§ **Job**
Quote the listing below word for word, stopping after the line that contains "12000, 14000, 16000];".

§ **Recorded information**
****
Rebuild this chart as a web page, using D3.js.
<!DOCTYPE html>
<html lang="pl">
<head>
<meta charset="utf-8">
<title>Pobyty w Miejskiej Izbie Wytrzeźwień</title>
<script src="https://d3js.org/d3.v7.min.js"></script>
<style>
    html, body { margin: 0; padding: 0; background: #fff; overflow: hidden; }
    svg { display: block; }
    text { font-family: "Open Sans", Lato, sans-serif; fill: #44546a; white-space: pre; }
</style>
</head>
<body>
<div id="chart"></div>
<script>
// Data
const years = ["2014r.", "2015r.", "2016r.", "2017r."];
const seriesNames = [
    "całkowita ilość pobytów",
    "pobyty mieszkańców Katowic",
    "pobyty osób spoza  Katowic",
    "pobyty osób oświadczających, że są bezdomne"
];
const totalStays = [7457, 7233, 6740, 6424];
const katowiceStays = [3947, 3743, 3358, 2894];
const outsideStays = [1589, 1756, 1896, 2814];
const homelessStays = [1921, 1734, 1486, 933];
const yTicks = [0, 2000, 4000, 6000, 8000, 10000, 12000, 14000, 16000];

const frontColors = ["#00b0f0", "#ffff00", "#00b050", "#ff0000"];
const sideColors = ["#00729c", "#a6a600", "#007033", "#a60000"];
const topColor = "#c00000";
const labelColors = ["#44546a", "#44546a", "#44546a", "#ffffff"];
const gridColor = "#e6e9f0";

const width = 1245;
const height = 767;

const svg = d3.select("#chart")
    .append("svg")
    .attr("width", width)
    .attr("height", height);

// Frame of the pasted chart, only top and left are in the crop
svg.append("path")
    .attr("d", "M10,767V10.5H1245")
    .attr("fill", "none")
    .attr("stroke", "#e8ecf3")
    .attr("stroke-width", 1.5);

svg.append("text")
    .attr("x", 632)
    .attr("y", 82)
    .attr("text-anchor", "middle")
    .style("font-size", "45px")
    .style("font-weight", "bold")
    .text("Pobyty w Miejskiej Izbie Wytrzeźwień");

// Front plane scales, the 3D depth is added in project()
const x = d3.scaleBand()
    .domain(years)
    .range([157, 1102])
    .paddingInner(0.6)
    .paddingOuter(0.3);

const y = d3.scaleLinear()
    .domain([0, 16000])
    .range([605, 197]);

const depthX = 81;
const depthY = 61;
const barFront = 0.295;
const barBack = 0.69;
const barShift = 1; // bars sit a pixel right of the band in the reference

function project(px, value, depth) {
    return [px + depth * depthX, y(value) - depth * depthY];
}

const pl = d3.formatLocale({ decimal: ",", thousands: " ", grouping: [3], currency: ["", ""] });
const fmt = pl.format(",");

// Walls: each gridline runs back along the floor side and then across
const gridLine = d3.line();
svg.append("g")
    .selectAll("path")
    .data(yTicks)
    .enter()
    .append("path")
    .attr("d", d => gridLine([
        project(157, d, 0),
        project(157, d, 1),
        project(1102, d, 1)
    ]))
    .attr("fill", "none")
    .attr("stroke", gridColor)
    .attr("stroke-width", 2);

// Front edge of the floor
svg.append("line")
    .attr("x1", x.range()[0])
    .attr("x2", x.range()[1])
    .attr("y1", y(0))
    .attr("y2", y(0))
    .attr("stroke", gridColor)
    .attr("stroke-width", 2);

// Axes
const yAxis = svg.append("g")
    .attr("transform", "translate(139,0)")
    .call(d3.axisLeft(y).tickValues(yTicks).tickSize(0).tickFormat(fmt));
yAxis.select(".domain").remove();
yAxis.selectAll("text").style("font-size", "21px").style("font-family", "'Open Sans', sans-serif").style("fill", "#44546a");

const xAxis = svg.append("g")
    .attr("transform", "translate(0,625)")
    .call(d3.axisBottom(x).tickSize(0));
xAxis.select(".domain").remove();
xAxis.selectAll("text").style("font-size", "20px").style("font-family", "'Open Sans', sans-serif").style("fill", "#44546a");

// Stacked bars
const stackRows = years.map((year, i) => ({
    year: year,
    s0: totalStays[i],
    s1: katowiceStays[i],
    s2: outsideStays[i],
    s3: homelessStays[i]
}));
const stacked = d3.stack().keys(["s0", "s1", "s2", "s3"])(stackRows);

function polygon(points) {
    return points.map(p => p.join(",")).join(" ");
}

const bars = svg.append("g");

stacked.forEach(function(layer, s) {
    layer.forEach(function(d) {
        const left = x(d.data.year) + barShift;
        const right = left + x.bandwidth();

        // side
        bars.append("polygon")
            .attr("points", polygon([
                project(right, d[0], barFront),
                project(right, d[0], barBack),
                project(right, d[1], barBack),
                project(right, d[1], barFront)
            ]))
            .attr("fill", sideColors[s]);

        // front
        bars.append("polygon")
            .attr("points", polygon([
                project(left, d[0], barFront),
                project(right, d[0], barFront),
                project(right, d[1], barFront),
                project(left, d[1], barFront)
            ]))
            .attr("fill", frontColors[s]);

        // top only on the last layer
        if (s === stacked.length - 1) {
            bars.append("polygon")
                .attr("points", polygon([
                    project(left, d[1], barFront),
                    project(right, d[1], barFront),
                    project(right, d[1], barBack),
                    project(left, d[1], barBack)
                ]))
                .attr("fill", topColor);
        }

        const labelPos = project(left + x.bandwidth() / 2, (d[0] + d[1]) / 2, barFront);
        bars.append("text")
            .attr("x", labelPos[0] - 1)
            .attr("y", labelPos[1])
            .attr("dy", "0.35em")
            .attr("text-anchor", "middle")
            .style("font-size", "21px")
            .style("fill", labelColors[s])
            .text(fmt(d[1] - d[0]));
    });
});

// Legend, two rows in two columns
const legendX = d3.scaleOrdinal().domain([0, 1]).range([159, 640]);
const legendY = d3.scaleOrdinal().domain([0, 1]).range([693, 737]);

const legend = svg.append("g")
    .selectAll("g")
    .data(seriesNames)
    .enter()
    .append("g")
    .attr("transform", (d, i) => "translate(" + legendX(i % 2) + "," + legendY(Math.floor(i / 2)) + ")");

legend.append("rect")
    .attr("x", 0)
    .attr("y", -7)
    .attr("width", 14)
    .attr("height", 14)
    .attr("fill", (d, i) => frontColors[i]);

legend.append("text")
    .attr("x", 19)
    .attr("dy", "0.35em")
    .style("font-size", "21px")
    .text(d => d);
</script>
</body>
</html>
****
§ **Exercise response**
Rebuild this chart as a web page, using D3.js.
<!DOCTYPE html>
<html lang="pl">
<head>
<meta charset="utf-8">
<title>Pobyty w Miejskiej Izbie Wytrzeźwień</title>
<script src="https://d3js.org/d3.v7.min.js"></script>
<style>
    html, body { margin: 0; padding: 0; background: #fff; overflow: hidden; }
    svg { display: block; }
    text { font-family: "Open Sans", Lato, sans-serif; fill: #44546a; white-space: pre; }
</style>
</head>
<body>
<div id="chart"></div>
<script>
// Data
const years = ["2014r.", "2015r.", "2016r.", "2017r."];
const seriesNames = [
    "całkowita ilość pobytów",
    "pobyty mieszkańców Katowic",
    "pobyty osób spoza  Katowic",
    "pobyty osób oświadczających, że są bezdomne"
];
const totalStays = [7457, 7233, 6740, 6424];
const katowiceStays = [3947, 3743, 3358, 2894];
const outsideStays = [1589, 1756, 1896, 2814];
const homelessStays = [1921, 1734, 1486, 933];
const yTicks = [0, 2000, 4000, 6000, 8000, 10000, 12000, 14000, 16000];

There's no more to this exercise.